Lithuania’s second city and one-time capital during the interwar years was founded in the 1300s. It fell into and out of Polish, German and Russian hands throughout the centuries and was destroyed 13 times before the later assaults of World War II.
Now a sprawling industrial and university city, it prizes a picturesque Old Town that dates from the heyday of the 1500s. As a successful river port, it was part of the Hanseatic League.
The intriguing red-brick and gothic House of Perkunas dates to the time of the league, who it is thought built and maintained the riverside palace as a meeting place.
Now a Jesuit monastery (with modern school behind it) the building is named after the Lithuanian God of Thunder whose image was found in a wall cavity, a nod to the country’s pagan past.
Nearby, the riverside Vytautas Church is named in honour of the Lithuanian Grand Duke who defeated the Teutonic Knights at the legendary Battle of Grunwald in 1410.
Forming an alliance with his Polish cousin, the famous Wladyslaw II Jagiello of Poland (Lithuanian but married to Jadwiga, crown princess of Poland), their military success established a harmonious partnership of both countries which lasted 400 years until Lithuania fell squarely into the Russian Tsar’s hands.

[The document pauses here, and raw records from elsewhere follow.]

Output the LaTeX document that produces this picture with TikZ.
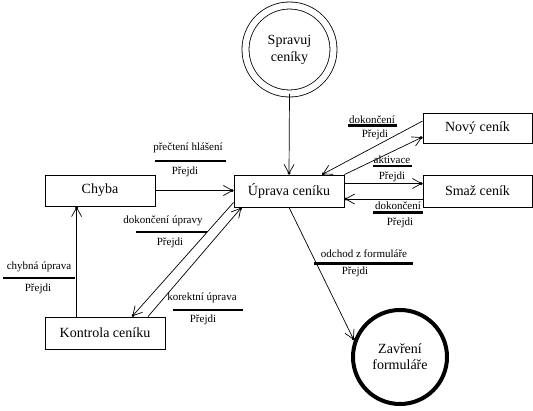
\documentclass[tikz,border=0pt]{standalone}
\usepackage{fontspec}
\setmainfont{Liberation Serif}
\usetikzlibrary{arrows.meta,calc}
\begin{document}
\begin{tikzpicture}[x=1pt,y=-1pt,
  every node/.style={inner sep=0pt},
  box/.style={draw,line width=0.8pt,rectangle,font=\fontsize{14}{16}\selectfont},
  arr/.style={line width=0.7pt,-{Straight Barb[length=9pt,width=10pt,sep=-2.5pt]Circle[length=3pt]}},
  lbl/.style={font=\fontsize{11}{13}\selectfont},
  rule/.style={line width=2.2pt},
]
\useasboundingbox (0,0) rectangle (533,410);
% nodes
\node[box,minimum width=110pt,minimum height=31pt] (chyba) at (100,190.5) {Chyba};
\node[box,minimum width=110pt,minimum height=32pt] (uprava) at (289,191) {Úprava ceníku};
\node[box,minimum width=109pt,minimum height=30pt] (novy) at (477.5,128) {Nový ceník};
\node[box,minimum width=109pt,minimum height=32pt] (smaz) at (477.5,191) {Smaž ceník};
\node[box,minimum width=120pt,minimum height=32pt] (kontrola) at (105,333) {Kontrola ceníku};
\node[circle,draw,line width=0.8pt,double,double distance=6.2pt,minimum size=88pt,
      align=center,font=\fontsize{14}{17}\selectfont] (spravuj) at (289.5,49.5) {Spravuj\\ceníky};
\node[circle,draw,line width=4pt,minimum size=94pt,
      align=center,font=\fontsize{14}{16}\selectfont] (zavreni) at (400,357) {Zavření\\formuláře};
\coordinate (k1) at ($(chyba.south west)+(32,0)$);
% connectors
\draw[arr] (spravuj.south) -- (uprava.north);
\draw[arr] (chyba.east) -- (chyba.east -| uprava.west);
\draw[arr] ($(novy.west)+(0,-7)$) -- ($(uprava.north)+(33,0)$);
\draw[arr] (uprava.north east) -- ($(novy.west)+(0,9)$);
\draw[arr] ($(uprava.east)+(0,-7.5)$) -- ($(smaz.west)+(0,-7.5)$);
\draw[arr] ($(smaz.west)+(0,8)$) -- ($(uprava.east)+(0,8)$);
\draw[arr] ($(uprava.south west)+(0,-5)$) -- ($(kontrola.north)+(27,0)$);
\draw[arr] ($(kontrola.north)+(43,0)$) -- ($(uprava.south west)+(8,0)$);
\draw[arr] (kontrola.north -| k1) -- (k1);
\draw[arr] (uprava.south) -- (zavreni.160);
% labels
\node[lbl] (l1) at (188,148) {přečtení hlášení};
\draw[rule] (155,160.7) -- (226,160.7);
\node[lbl] (l1p) at (185,172) {Přejdi};

\node[lbl] (l2) at (372,120) {dokončení};
\draw[rule] (348,125.5) -- (397,125.5);
\node[lbl] (l2p) at (375,135) {Přejdi};

\node[lbl] (l3) at (392,160) {aktivace};
\draw[rule] (373,166) -- (412,166);
\node[lbl] (l3p) at (392,177) {Přejdi};

\node[lbl] (l4) at (398,206) {dokončení};
\draw[rule] (373,212.5) -- (423,212.5);
\node[lbl] (l4p) at (400,223) {Přejdi};

\node[lbl] (l5) at (163,221) {dokončení úpravy};
\draw[rule] (136,232) -- (207,232);
\node[lbl] (l5p) at (170,243) {Přejdi};

\node[lbl] (l6) at (202,298) {korektní úprava};
\draw[rule] (173,310) -- (243,310);
\node[lbl] (l6p) at (203,320) {Přejdi};

\node[lbl] (l7) at (39,267) {chybná úprava};
\draw[rule] (3,278) -- (75,278);
\node[lbl] (l7p) at (38,289) {Přejdi};

\node[lbl] (l8) at (364,254) {odchod z formuláře};
\draw[rule] (314,263.5) -- (413,263.5);
\node[lbl] (l8p) at (355,272) {Přejdi};
\end{tikzpicture}
\end{document}
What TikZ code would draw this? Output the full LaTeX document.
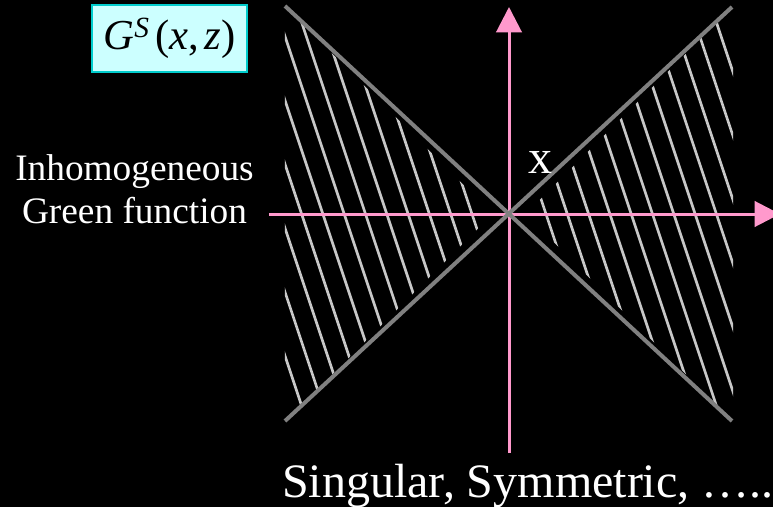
\documentclass[tikz,border=0pt]{standalone}
\usepackage{fontspec}
\setmainfont{Liberation Serif}
\usepackage{tikz}
\usetikzlibrary{arrows.meta,positioning}
\definecolor{gfpink}{RGB}{255,153,204}
\definecolor{gfgrey}{RGB}{128,128,128}
\definecolor{gfhatch}{RGB}{200,200,200}
\definecolor{gfbox}{RGB}{204,255,255}
\definecolor{gfboxline}{RGB}{0,204,204}

\begin{document}
\begin{tikzpicture}[
    x=0.75pt, y=0.75pt,
    axis/.style={gfpink, line width=2.25pt,
                 -{Triangle[length=19pt, width=19pt]}},
    cone/.style={gfgrey, line width=3pt},
    hatch/.style={gfhatch, line width=2pt},
    gftext/.style={text=white, inner sep=0pt},
    gfbig/.style={gftext, font=\fontsize{36}{40}\selectfont},
    eqbox/.style={rectangle, draw=gfboxline, fill=gfbox, line width=1.5pt,
                  minimum width=116pt, minimum height=50pt, inner sep=0pt,
                  font=\fontsize{32}{36}\selectfont},
  ]
  % Background
  \fill[black] (-509,-293) rectangle (264,214);
  \useasboundingbox (-509,-293) rectangle (264,214);
  \clip (-509,-293) rectangle (264,214);

  % Hatching, left and right
  \begin{scope}
    \clip (-224,207.5) -- (-16.5,0) -- (-224,-207.5) -- cycle;
    \foreach \j in {0,...,11}
      \draw[hatch] ({-117-21.3*\j},240) -- ++(160,-480);
  \end{scope}
  \begin{scope}
    \clip (224,207.5) -- (16.5,0) -- (224,-207.5) -- cycle;
    \foreach \j in {0,...,11}
      \draw[hatch] ({-43+21.3*\j},240) -- ++(160,-480);
  \end{scope}

  % Axes
  \coordinate (O) at (0,0);
  \coordinate (xl) at (-240,0);
  \coordinate (xr) at (271,0);
  \coordinate (zb) at (0,-239);
  \coordinate (zt) at (0,207);
  \draw[axis] (xl) -- (xr);
  \draw[axis] (zb) -- (zt);

  % Cone
  \coordinate (ctl) at (-224,208);
  \coordinate (cbr) at (223,-207);
  \coordinate (cbl) at (-224,-207);
  \coordinate (ctr) at (223,207);
  \draw[cone] (ctl) -- (cbr);
  \draw[cone] (cbl) -- (ctr);

  % Labels
  \node[eqbox] (gs) at (-339.5,175.7)
    {\textit{G}\raisebox{8.5pt}{\fontsize{22}{22}\selectfont\itshape S}\hspace{5pt}(\textit{x},\hspace{4pt}\textit{z})};
  \node[gftext, align=center, font=\fontsize{28}{32.25}\selectfont]
    (inh) at (-374.5,25) {Inhomogeneous\\Green function};
  \node[gfbig, anchor=base west] (xlab) at (19,40.7) {x};
  \node[gfbig, anchor=base west] (sing) at (-227,-283)
    {Singular, Symmetric, …..};
\end{tikzpicture}
\end{document}
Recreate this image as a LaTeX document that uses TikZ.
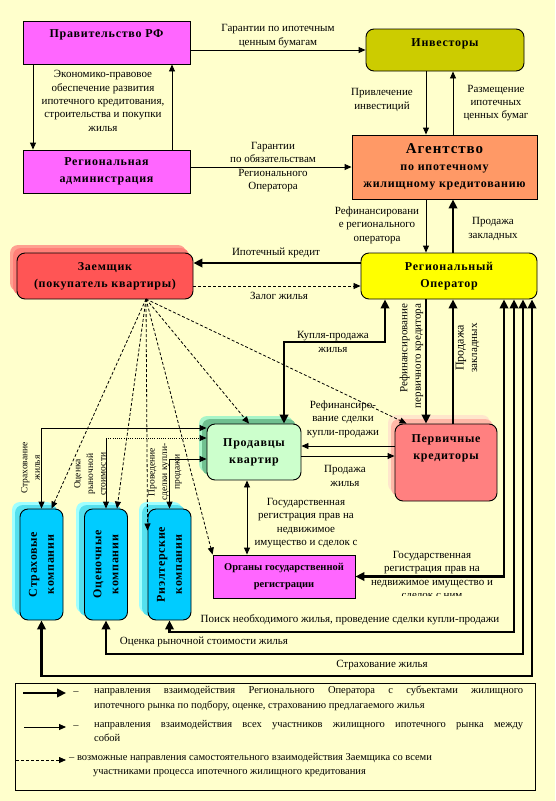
\documentclass[tikz,border=0pt]{standalone}
\usepackage{fontspec}
\setmainfont{Liberation Serif}
\usepackage{xcolor}
\usetikzlibrary{arrows.meta,positioning}

\definecolor{bgcol}{HTML}{FFFFCC}
\definecolor{govcol}{HTML}{FF66FF}
\definecolor{invcol}{HTML}{CCCC00}
\definecolor{agcol}{HTML}{FF9966}
\definecolor{borcol}{HTML}{FF5555}
\definecolor{borsha}{HTML}{FFA090}
\definecolor{borshb}{HTML}{FF7F78}
\definecolor{opcol}{HTML}{FFFF00}
\definecolor{selcol}{HTML}{CCFFCC}
\definecolor{selsha}{HTML}{A8F5C8}
\definecolor{selshb}{HTML}{70C090}
\definecolor{lencol}{HTML}{FF8080}
\definecolor{lensha}{HTML}{FFE6CC}
\definecolor{lenshb}{HTML}{FFB8A8}
\definecolor{cycol}{HTML}{00CCFF}
\definecolor{cysha}{HTML}{A0FFFF}
\definecolor{cyshb}{HTML}{55E0EE}

\newcommand\lblfont{\fontsize{11}{13.4}\selectfont}
\newcommand\smlfont{\fontsize{9.5}{12.6}\selectfont}
\newcommand\ttlfont{\fontsize{12}{17}\selectfont\bfseries\addfontfeatures{LetterSpace=6}}
\newcommand\regfont{\fontsize{10.5}{17}\selectfont\bfseries}
\newcommand\legfont{\fontsize{10.5}{14.5}\selectfont}

\begin{document}
\begin{tikzpicture}[x=1pt,y=-1pt,
  box/.style={draw,line width=0.9pt,align=center,inner sep=1pt,font=\ttlfont},
  rbox/.style={box,rounded corners=8pt},
  ttl/.style={align=center,inner sep=0pt,font=\ttlfont},
  lbl/.style={align=center,inner sep=0pt,font=\lblfont},
  slbl/.style={align=center,inner sep=0pt,font=\smlfont,rotate=90},
  legtxt/.style={inner sep=0pt,font=\legfont},
  arr/.style={line width=0.9pt,-{Triangle[length=7pt,width=6pt]}},
  arrb/.style={line width=0.9pt,{Triangle[length=7pt,width=6pt]}-{Triangle[length=7pt,width=6pt]}},
  big/.style={line width=2.8pt,-{Triangle[length=9pt,width=8.5pt]}},
  bigb/.style={line width=2.8pt,{Triangle[length=9pt,width=8.5pt]}-{Triangle[length=9pt,width=8.5pt]}},
  dsh/.style={line width=0.8pt,dash pattern=on 3pt off 2pt,-{Triangle[length=7pt,width=6pt]}}]
\useasboundingbox (0,0) rectangle (555,801);
\fill[bgcol] (0,0) rectangle (555,801);

% shadows of the rounded boxes
\foreach \xa/\ya/\xb/\yb/\col in {10/245/186/291/borsha, 13/248/189/295/borshb,
  199/416/293/472/selsha, 202/419/296/475/selshb,
  388/415/490/492/lensha, 391/419/493/496/lenshb}
  \fill[\col,rounded corners=8pt] (\xa,\ya) rectangle (\xb,\yb);
\foreach \dx in {0,64,127} {
  \fill[cysha,rounded corners=8pt] (12+\dx,502) rectangle (55+\dx,613);
  \fill[cyshb,rounded corners=8pt] (15+\dx,505) rectangle (58+\dx,616);
}

% participants
\node[box,fill=govcol,minimum width=167,minimum height=43] (gov) at (106.5,42.5) {};
\node[ttl] (govtxt) at (106.5,35) {Правительство РФ};
\node[box,fill=govcol,minimum width=167,minimum height=43] (adm) at (106.5,171.5) {Региональная\\администрация};
\node[rbox,fill=invcol,minimum width=158,minimum height=42] (inv) at (445,50) {};
\node[ttl] (invtxt) at (445,44) {Инвесторы};
\node[box,fill=agcol,minimum width=185,minimum height=64] (ag) at (444.5,167)
  {{\fontsize{15}{18}\selectfont Агентство}\\по ипотечному\\жилищному кредитованию};
\node[rbox,fill=borcol,minimum width=176,minimum height=46] (bor) at (105,276) {Заемщик\\(покупатель квартиры)};
\node[rbox,fill=opcol,minimum width=176,minimum height=46] (op) at (449,276) {Региональный\\Оператор};
\node[rbox,fill=selcol,minimum width=94,minimum height=56] (sel) at (254,452) {Продавцы\\квартир};
\node[rbox,fill=lencol,minimum width=102,minimum height=77] (len) at (446,462.5) {};
\node[ttl] (lentxt) at (446,448) {Первичные\\кредиторы};
\node[box,fill=govcol,minimum width=142,minimum height=43,font=\regfont] (reg) at (284,576.5) {Органы государственной\\регистрации};
\node[rbox,fill=cycol,minimum width=43,minimum height=111] (ins) at (41.5,564.5) {};
\node[ttl,rotate=90] (instxt) at (ins) {Страховые\\компании};
\node[rbox,fill=cycol,minimum width=43,minimum height=111] (val) at (106,564.5) {};
\node[ttl,rotate=90] (valtxt) at (val) {Оценочные\\компании};
\node[rbox,fill=cycol,minimum width=43,minimum height=111] (realt) at (169.5,564.5) {};
\node[ttl,rotate=90] (realttxt) at (realt) {Риэлтерские\\компании};

% positions of the links
\coordinate (xa) at (33,0);
\coordinate (xb) at (172,0);
\coordinate (xc) at (426,0);
\coordinate (xd) at (453,0);
\coordinate (xe) at (385,0);
\coordinate (xg) at (247,0);
\coordinate (x4) at (504,0);
\coordinate (kp) at (284,342);
\coordinate (yc) at (0,263);
\coordinate (yz) at (0,286);
\coordinate (ya) at (0,428);
\coordinate (yb) at (0,438);
\coordinate (yr) at (0,459);
\coordinate (ys) at (0,446);
\coordinate (yt) at (0,456);
\coordinate (c1) at (514,632);
\coordinate (c2) at (523,654);
\coordinate (c3) at (532,676);
\coordinate (fan) at (146,299);

\draw[arr] (gov.south -| xa) -- (adm.north -| xa);
\draw[arr] (adm.north -| xb) -- (gov.south -| xb);
\draw[arr] (gov.east |- inv.west) -- (inv.west);
\draw[arr] (adm.east |- ag.west) -- (ag.west);
\draw[arr] (inv.south -| xc) -- (ag.north -| xc);
\draw[arr] (ag.north -| xd) -- (inv.south -| xd);
\draw[arr] (ag.south -| xc) -- (op.north -| xc);
\draw[big] (op.north -| xd) -- (ag.south -| xd);
\draw[big] (op.west |- yc) -- (bor.east |- yc);
\draw[dsh] (bor.east |- yz) -- (op.west |- yz);
\draw[bigb] (op.south -| xe) |- (kp) -- (sel.north -| kp);
\draw[big] (op.south -| xc) -- (len.north -| xc);
\draw[big] (len.north -| xd) -- (op.south -| xd);
\draw[arr] (len.west |- ys) -- (sel.east |- ys);
\draw[arr] (sel.east |- yt) -- (len.west |- yt);
\draw[arrb] (sel.south -| xg) -- (reg.north -| xg);
\draw[arrb] (ins.north) |- (sel.west |- ya);
\draw[line width=0.9pt,{Triangle[length=7pt,width=6pt]}-] (val.north) -- (val.north |- yb);
\draw[arr,dash pattern=on 1pt off 1.2pt] (val.north |- yb) -- (sel.west |- yb);
\draw[arrb] (realt.north) |- (sel.west |- yr);
\draw[bigb] (op.south -| x4) |- (reg.east);
\draw[bigb] (op.south -| c1) -- (c1) -| (realt.south);
\draw[bigb] (op.south -| c2) -- (c2) -| (val.south);
\draw[bigb] (op.south -| c3) -- (c3) -| (ins.south);
\foreach \n/\dx/\dy in {ins.north/10/0, val.north/11/0, realt.west/0/34,
  reg.north west/0/0, sel.north/-5/0, len.north west/12/0}
  \draw[dsh] (fan) -- ([xshift=\dx pt,yshift=\dy pt]\n);

% labels
\node[lbl] (l1) at (278,36) {Гарантии по ипотечным\\ценным бумагам};
\node[lbl] (l2) at (103,101) {Экономико-правовое\\обеспечение развития\\ипотечного кредитования,\\строительства и покупки\\жилья};
\node[lbl] (l3) at (273,167) {Гарантии\\по обязательствам\\Регионального\\Оператора};
\node[lbl] (l4) at (382,100) {Привлечение\\инвестиций};
\node[lbl] (l5) at (496,103) {Размещение\\ипотечных\\ценных бумаг};
\node[lbl] (l6) at (377,225) {Рефинансировани\\е регионального\\оператора};
\node[lbl] (l7) at (493,229) {Продажа\\закладных};
\node[lbl] (l8) at (276,253) {Ипотечный кредит};
\node[lbl] (l9) at (279,296) {Залог жилья};
\node[lbl] (l10) at (333,342) {Купля-продажа\\жилья};
\node[lbl,rotate=90,align=right] (l11) at (411.5,356) {Рефинансирование\\первичного кредитора};
\node[lbl,rotate=90] (l12) at (467.5,348) {{\fontsize{12}{13}\selectfont Продажа}\\закладных};
\node[lbl] (l13) at (343,419) {Рефинансиро-\\вание сделки\\купли-продажи};
\node[lbl] (l14) at (345,476) {Продажа\\жилья};
\node[lbl] (l15) at (306,523) {Государственная\\регистрация прав на\\недвижимое\\имущество и сделок с};
\node[lbl] (l16) at (432,569.5) {Государственная\\регистрация прав на\\недвижимое имущество и};
\begin{scope}
\clip (380,593) rectangle (490,595);
\node[lbl] (l16b) at (432,597) {сделок с ним};
\end{scope}
\node[slbl] (l17) at (30.5,468) {Страхование\\жилья};
\node[slbl] (l18) at (90,474) {Оценка\\рыночной\\стоимости};
\node[slbl] (l19) at (165,472) {Проведение\\сделки купли-\\продажи};
\node[lbl] (l20) at (350,620) {Поиск необходимого жилья, проведение сделки купли-продажи};
\node[lbl] (l21) at (204,642) {Оценка рыночной стоимости жилья};
\node[lbl] (l22) at (382,665) {Страхование жилья};

% legend
\node[draw,line width=0.9pt,minimum width=520,minimum height=107,inner sep=0pt] (leg) at (275,736.5) {};
\coordinate (k1) at (23,693); \coordinate (k1e) at (66,693);
\coordinate (k2) at (24,727); \coordinate (k2e) at (66,727);
\coordinate (k3) at (16,760); \coordinate (k3e) at (66,760);
\draw[big] (k1) -- (k1e);
\draw[arr] (k2) -- (k2e);
\draw[dsh] (k3) -- (k3e);
\node[legtxt] (d1) at (76,693) {–};
\node[legtxt] (d2) at (76,727) {–};
\node[legtxt,anchor=north west,text width=429,align=justify] (t1) at (94,686)
  {направления взаимодействия Регионального Оператора с субъектами жилищного\linebreak
   ипотечного рынка по подбору, оценке, страхованию предлагаемого жилья};
\node[legtxt,anchor=north west,text width=429,align=justify] (t2) at (94,720)
  {направления взаимодействия всех участников жилищного ипотечного рынка между\linebreak
   собой};
\node[legtxt,anchor=north west,align=left] (t3) at (69,753)
  {– возможные направления самостоятельного взаимодействия Заемщика со всеми\\
   \hspace*{24pt}участниками процесса ипотечного жилищного кредитования};
\end{tikzpicture}
\end{document}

The heart of the Old Town is its wide, airy central square lined with attractive 15th and 16th century German merchants’ houses. In the middle squats the ‘white swan’, a 17th century Town Hall.
Having a chequered history as an administrative centre, theatre, brothel, arsenal and prison (with Napoleon to thank for that) it is now a museum and a popular wedding venue. We enjoyed a few quiet moments as the hot sun spilled bright light on its white plastered walls and tower.
Napoleon launched his disastrous campaign of 1812 against Russia from a hill above Kaunas, appropriating its churches and public buildings for his army and arsenal.
Following Napoleon’s defeat Tsarist authorities clamped down hard, imposing Russian Orthodoxy. After the end of the first world war, when Lithuania was occupied by Germany, the republican Lithuanian government declared independence and whilst the Red Army occupied Vilnius, it fled to Kaunas on 31 December 1918.
When Poland annexed the country’s capital Vilnius in 1920, Kaunas became Lithuania’s new capital and wilfully embraced modernist theatre, jazz, cabaret and architecture as its new culture.
Nestling between gabled merchants’ houses are examples of striking modernist buildings. We pondered on their distinctive linear and functional grey concrete looks, wondering what it would be like to be shocked by their sudden emergence, only to then live through the authoritarian concrete architecture of communism in later 20th century years.
Crossing the ugly and traffic-filled concrete bridge across the wide-flowing Nemunas River we hitched a free ride on one of the city’s two funiculars. Built in 1935 the Aleksotas Funicular travels 133 steep meters up Mount Aleksotas where we found a construction crew toiling at shoring up the steep hillside following a landslide from recent, violent summer storms.
Researching later, we discovered several £multi-million architectural projects underway in the city. These include a new pedestrian and cycle bridge across the Nemunas (hurrah!), a new science and innovation park, and a new concert hall.
Construction was evident all through the New Town. Walking the length of its famous pedestrian tree-lined thoroughfare, Laisves Boulevard, we dodged diggers and pneumatic drills busy at work replacing paving and underground drainage.
On a hot and humid day the dust and noise felt overwhelming and people hastily took refuge in designer clothes outlets, pastry shops and bars.
Reaching the dilapidated but lovely St Michael the Archangel at the end of the boulevard, we ducked gratefully down a side street to sample a cold beer at one of the city’s famous locals’ bars. It was disappointingly shuttered up and padlocked.
We found a newly opened and larger sister bar back in the Old Town but by then the humidity at 30 degrees was such that we gratefully headed back on an air-conditioned bus to the campsite, to cool showers and bowls of cold beetroot soup.
Heavily laced with sour cream and dill, this is a delicious dish at any time of the day!
We watched the amateurish acrobatic antics of our neighbouring Swedish campers with amusement. The sun eventually dipped down behind the noisy A1 motorway just after 10pm. Not only are we getting used to being two hours ahead of Blighty, but also the very long summer days.
As we sampled our first Lithuanian Vodka to toast the setting sun, we agreed that Kaunas is a city to be marked down for a future visit as its star is in the ascendancy.